Information provided =
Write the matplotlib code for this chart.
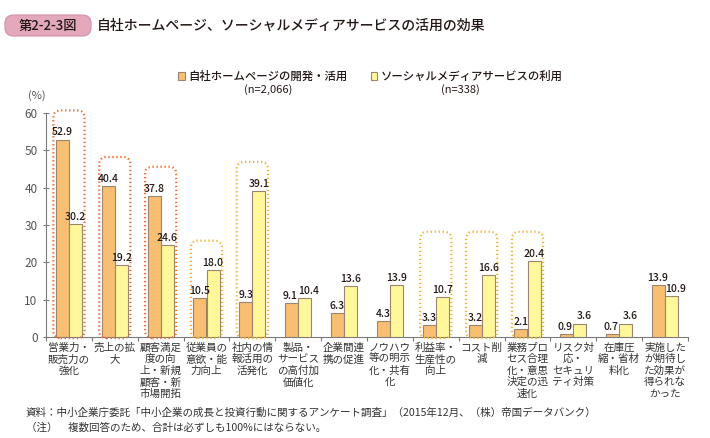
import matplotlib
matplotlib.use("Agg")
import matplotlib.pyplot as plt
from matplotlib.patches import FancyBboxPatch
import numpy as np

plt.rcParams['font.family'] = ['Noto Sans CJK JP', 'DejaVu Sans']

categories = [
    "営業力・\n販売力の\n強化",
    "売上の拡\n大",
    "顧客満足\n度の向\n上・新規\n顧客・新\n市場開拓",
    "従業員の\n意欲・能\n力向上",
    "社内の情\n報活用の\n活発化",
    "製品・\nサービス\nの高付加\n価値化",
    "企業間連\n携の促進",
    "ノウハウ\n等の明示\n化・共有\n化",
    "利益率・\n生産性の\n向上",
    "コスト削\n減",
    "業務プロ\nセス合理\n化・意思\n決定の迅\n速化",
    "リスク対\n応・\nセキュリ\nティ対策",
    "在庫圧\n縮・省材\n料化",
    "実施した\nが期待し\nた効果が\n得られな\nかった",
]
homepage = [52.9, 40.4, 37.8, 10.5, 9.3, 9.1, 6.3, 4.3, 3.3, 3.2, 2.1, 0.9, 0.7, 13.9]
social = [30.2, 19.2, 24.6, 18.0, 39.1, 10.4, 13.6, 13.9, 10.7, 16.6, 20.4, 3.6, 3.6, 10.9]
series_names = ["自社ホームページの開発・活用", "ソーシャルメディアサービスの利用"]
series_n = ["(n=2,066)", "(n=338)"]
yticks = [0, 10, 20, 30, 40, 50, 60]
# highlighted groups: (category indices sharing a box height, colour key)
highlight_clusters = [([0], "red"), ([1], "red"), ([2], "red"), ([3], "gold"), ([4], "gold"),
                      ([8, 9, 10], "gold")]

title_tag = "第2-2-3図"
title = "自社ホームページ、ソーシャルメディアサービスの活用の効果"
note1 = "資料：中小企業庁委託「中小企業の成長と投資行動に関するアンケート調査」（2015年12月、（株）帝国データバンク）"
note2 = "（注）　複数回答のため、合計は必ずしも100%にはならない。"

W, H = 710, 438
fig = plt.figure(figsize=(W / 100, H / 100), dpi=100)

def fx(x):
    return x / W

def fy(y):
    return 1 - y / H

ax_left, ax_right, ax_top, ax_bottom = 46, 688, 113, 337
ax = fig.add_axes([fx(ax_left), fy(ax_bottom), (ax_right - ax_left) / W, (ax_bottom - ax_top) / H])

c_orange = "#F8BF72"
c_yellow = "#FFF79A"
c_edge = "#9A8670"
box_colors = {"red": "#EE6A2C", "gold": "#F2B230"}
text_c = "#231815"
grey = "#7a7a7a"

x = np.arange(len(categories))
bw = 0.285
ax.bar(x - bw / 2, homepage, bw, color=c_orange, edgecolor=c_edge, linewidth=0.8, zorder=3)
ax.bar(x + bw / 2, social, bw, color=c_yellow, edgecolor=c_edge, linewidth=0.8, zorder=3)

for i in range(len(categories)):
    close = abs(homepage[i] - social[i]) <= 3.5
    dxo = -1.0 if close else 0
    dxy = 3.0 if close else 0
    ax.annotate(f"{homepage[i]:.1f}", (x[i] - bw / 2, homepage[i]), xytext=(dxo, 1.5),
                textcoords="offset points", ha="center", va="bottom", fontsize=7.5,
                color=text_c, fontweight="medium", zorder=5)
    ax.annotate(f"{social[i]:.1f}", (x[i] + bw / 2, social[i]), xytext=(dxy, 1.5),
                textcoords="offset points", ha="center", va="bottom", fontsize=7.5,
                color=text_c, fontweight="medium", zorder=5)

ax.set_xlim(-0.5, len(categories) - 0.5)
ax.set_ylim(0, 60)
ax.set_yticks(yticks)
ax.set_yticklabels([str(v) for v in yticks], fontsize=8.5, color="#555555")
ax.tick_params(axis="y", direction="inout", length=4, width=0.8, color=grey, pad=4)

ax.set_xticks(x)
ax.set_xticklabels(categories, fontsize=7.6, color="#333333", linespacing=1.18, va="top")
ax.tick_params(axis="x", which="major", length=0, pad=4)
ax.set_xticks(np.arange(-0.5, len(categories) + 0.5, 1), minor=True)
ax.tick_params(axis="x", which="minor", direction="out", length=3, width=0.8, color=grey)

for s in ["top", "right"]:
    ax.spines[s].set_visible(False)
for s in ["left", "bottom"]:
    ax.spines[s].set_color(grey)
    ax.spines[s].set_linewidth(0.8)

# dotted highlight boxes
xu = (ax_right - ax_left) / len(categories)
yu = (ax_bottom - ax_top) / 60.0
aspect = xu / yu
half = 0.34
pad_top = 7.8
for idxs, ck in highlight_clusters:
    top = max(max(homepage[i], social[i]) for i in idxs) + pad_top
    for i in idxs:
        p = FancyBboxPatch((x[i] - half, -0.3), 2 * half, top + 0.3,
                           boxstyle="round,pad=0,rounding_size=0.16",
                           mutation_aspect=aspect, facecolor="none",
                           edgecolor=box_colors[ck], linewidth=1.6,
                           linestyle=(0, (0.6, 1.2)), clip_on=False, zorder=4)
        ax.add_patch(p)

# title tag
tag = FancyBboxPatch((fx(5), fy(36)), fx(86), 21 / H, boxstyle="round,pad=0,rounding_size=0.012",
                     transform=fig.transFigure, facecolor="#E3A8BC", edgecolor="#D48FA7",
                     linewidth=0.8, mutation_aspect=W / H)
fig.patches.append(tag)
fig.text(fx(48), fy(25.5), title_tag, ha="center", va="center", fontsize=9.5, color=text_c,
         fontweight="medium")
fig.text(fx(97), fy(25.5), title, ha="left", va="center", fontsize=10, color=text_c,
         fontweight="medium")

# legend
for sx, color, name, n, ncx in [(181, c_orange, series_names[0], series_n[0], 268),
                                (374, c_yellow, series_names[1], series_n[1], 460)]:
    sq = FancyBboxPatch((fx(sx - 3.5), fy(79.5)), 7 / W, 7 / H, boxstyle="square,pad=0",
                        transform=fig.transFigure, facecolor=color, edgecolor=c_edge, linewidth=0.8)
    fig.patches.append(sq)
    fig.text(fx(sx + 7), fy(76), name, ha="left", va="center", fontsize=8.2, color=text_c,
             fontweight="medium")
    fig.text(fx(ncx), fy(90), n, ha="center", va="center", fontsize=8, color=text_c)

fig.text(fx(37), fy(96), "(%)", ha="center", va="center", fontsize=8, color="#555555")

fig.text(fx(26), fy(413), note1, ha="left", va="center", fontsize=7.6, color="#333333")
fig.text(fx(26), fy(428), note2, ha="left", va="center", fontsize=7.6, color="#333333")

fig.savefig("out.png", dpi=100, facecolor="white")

What you will do = Please write out all of the material above without changing a word, and omit any pictures.

Finished answer =
Write the matplotlib code for this chart.
import matplotlib
matplotlib.use("Agg")
import matplotlib.pyplot as plt
from matplotlib.patches import FancyBboxPatch
import numpy as np

plt.rcParams['font.family'] = ['Noto Sans CJK JP', 'DejaVu Sans']

categories = [
    "営業力・\n販売力の\n強化",
    "売上の拡\n大",
    "顧客満足\n度の向\n上・新規\n顧客・新\n市場開拓",
    "従業員の\n意欲・能\n力向上",
    "社内の情\n報活用の\n活発化",
    "製品・\nサービス\nの高付加\n価値化",
    "企業間連\n携の促進",
    "ノウハウ\n等の明示\n化・共有\n化",
    "利益率・\n生産性の\n向上",
    "コスト削\n減",
    "業務プロ\nセス合理\n化・意思\n決定の迅\n速化",
    "リスク対\n応・\nセキュリ\nティ対策",
    "在庫圧\n縮・省材\n料化",
    "実施した\nが期待し\nた効果が\n得られな\nかった",
]
homepage = [52.9, 40.4, 37.8, 10.5, 9.3, 9.1, 6.3, 4.3, 3.3, 3.2, 2.1, 0.9, 0.7, 13.9]
social = [30.2, 19.2, 24.6, 18.0, 39.1, 10.4, 13.6, 13.9, 10.7, 16.6, 20.4, 3.6, 3.6, 10.9]
series_names = ["自社ホームページの開発・活用", "ソーシャルメディアサービスの利用"]
series_n = ["(n=2,066)", "(n=338)"]
yticks = [0, 10, 20, 30, 40, 50, 60]
# highlighted groups: (category indices sharing a box height, colour key)
highlight_clusters = [([0], "red"), ([1], "red"), ([2], "red"), ([3], "gold"), ([4], "gold"),
                      ([8, 9, 10], "gold")]

title_tag = "第2-2-3図"
title = "自社ホームページ、ソーシャルメディアサービスの活用の効果"
note1 = "資料：中小企業庁委託「中小企業の成長と投資行動に関するアンケート調査」（2015年12月、（株）帝国データバンク）"
note2 = "（注）　複数回答のため、合計は必ずしも100%にはならない。"

W, H = 710, 438
fig = plt.figure(figsize=(W / 100, H / 100), dpi=100)

def fx(x):
    return x / W

def fy(y):
    return 1 - y / H

ax_left, ax_right, ax_top, ax_bottom = 46, 688, 113, 337
ax = fig.add_axes([fx(ax_left), fy(ax_bottom), (ax_right - ax_left) / W, (ax_bottom - ax_top) / H])

c_orange = "#F8BF72"
c_yellow = "#FFF79A"
c_edge = "#9A8670"
box_colors = {"red": "#EE6A2C", "gold": "#F2B230"}
text_c = "#231815"
grey = "#7a7a7a"

x = np.arange(len(categories))
bw = 0.285
ax.bar(x - bw / 2, homepage, bw, color=c_orange, edgecolor=c_edge, linewidth=0.8, zorder=3)
ax.bar(x + bw / 2, social, bw, color=c_yellow, edgecolor=c_edge, linewidth=0.8, zorder=3)

for i in range(len(categories)):
    close = abs(homepage[i] - social[i]) <= 3.5
    dxo = -1.0 if close else 0
    dxy = 3.0 if close else 0
    ax.annotate(f"{homepage[i]:.1f}", (x[i] - bw / 2, homepage[i]), xytext=(dxo, 1.5),
                textcoords="offset points", ha="center", va="bottom", fontsize=7.5,
                color=text_c, fontweight="medium", zorder=5)
    ax.annotate(f"{social[i]:.1f}", (x[i] + bw / 2, social[i]), xytext=(dxy, 1.5),
                textcoords="offset points", ha="center", va="bottom", fontsize=7.5,
                color=text_c, fontweight="medium", zorder=5)

ax.set_xlim(-0.5, len(categories) - 0.5)
ax.set_ylim(0, 60)
ax.set_yticks(yticks)
ax.set_yticklabels([str(v) for v in yticks], fontsize=8.5, color="#555555")
ax.tick_params(axis="y", direction="inout", length=4, width=0.8, color=grey, pad=4)

ax.set_xticks(x)
ax.set_xticklabels(categories, fontsize=7.6, color="#333333", linespacing=1.18, va="top")
ax.tick_params(axis="x", which="major", length=0, pad=4)
ax.set_xticks(np.arange(-0.5, len(categories) + 0.5, 1), minor=True)
ax.tick_params(axis="x", which="minor", direction="out", length=3, width=0.8, color=grey)

for s in ["top", "right"]:
    ax.spines[s].set_visible(False)
for s in ["left", "bottom"]:
    ax.spines[s].set_color(grey)
    ax.spines[s].set_linewidth(0.8)

# dotted highlight boxes
xu = (ax_right - ax_left) / len(categories)
yu = (ax_bottom - ax_top) / 60.0
aspect = xu / yu
half = 0.34
pad_top = 7.8
for idxs, ck in highlight_clusters:
    top = max(max(homepage[i], social[i]) for i in idxs) + pad_top
    for i in idxs:
        p = FancyBboxPatch((x[i] - half, -0.3), 2 * half, top + 0.3,
                           boxstyle="round,pad=0,rounding_size=0.16",
                           mutation_aspect=aspect, facecolor="none",
                           edgecolor=box_colors[ck], linewidth=1.6,
                           linestyle=(0, (0.6, 1.2)), clip_on=False, zorder=4)
        ax.add_patch(p)

# title tag
tag = FancyBboxPatch((fx(5), fy(36)), fx(86), 21 / H, boxstyle="round,pad=0,rounding_size=0.012",
                     transform=fig.transFigure, facecolor="#E3A8BC", edgecolor="#D48FA7",
                     linewidth=0.8, mutation_aspect=W / H)
fig.patches.append(tag)
fig.text(fx(48), fy(25.5), title_tag, ha="center", va="center", fontsize=9.5, color=text_c,
         fontweight="medium")
fig.text(fx(97), fy(25.5), title, ha="left", va="center", fontsize=10, color=text_c,
         fontweight="medium")

# legend
for sx, color, name, n, ncx in [(181, c_orange, series_names[0], series_n[0], 268),
                                (374, c_yellow, series_names[1], series_n[1], 460)]:
    sq = FancyBboxPatch((fx(sx - 3.5), fy(79.5)), 7 / W, 7 / H, boxstyle="square,pad=0",
                        transform=fig.transFigure, facecolor=color, edgecolor=c_edge, linewidth=0.8)
    fig.patches.append(sq)
    fig.text(fx(sx + 7), fy(76), name, ha="left", va="center", fontsize=8.2, color=text_c,
             fontweight="medium")
    fig.text(fx(ncx), fy(90), n, ha="center", va="center", fontsize=8, color=text_c)

fig.text(fx(37), fy(96), "(%)", ha="center", va="center", fontsize=8, color="#555555")

fig.text(fx(26), fy(413), note1, ha="left", va="center", fontsize=7.6, color="#333333")
fig.text(fx(26), fy(428), note2, ha="left", va="center", fontsize=7.6, color="#333333")

fig.savefig("out.png", dpi=100, facecolor="white")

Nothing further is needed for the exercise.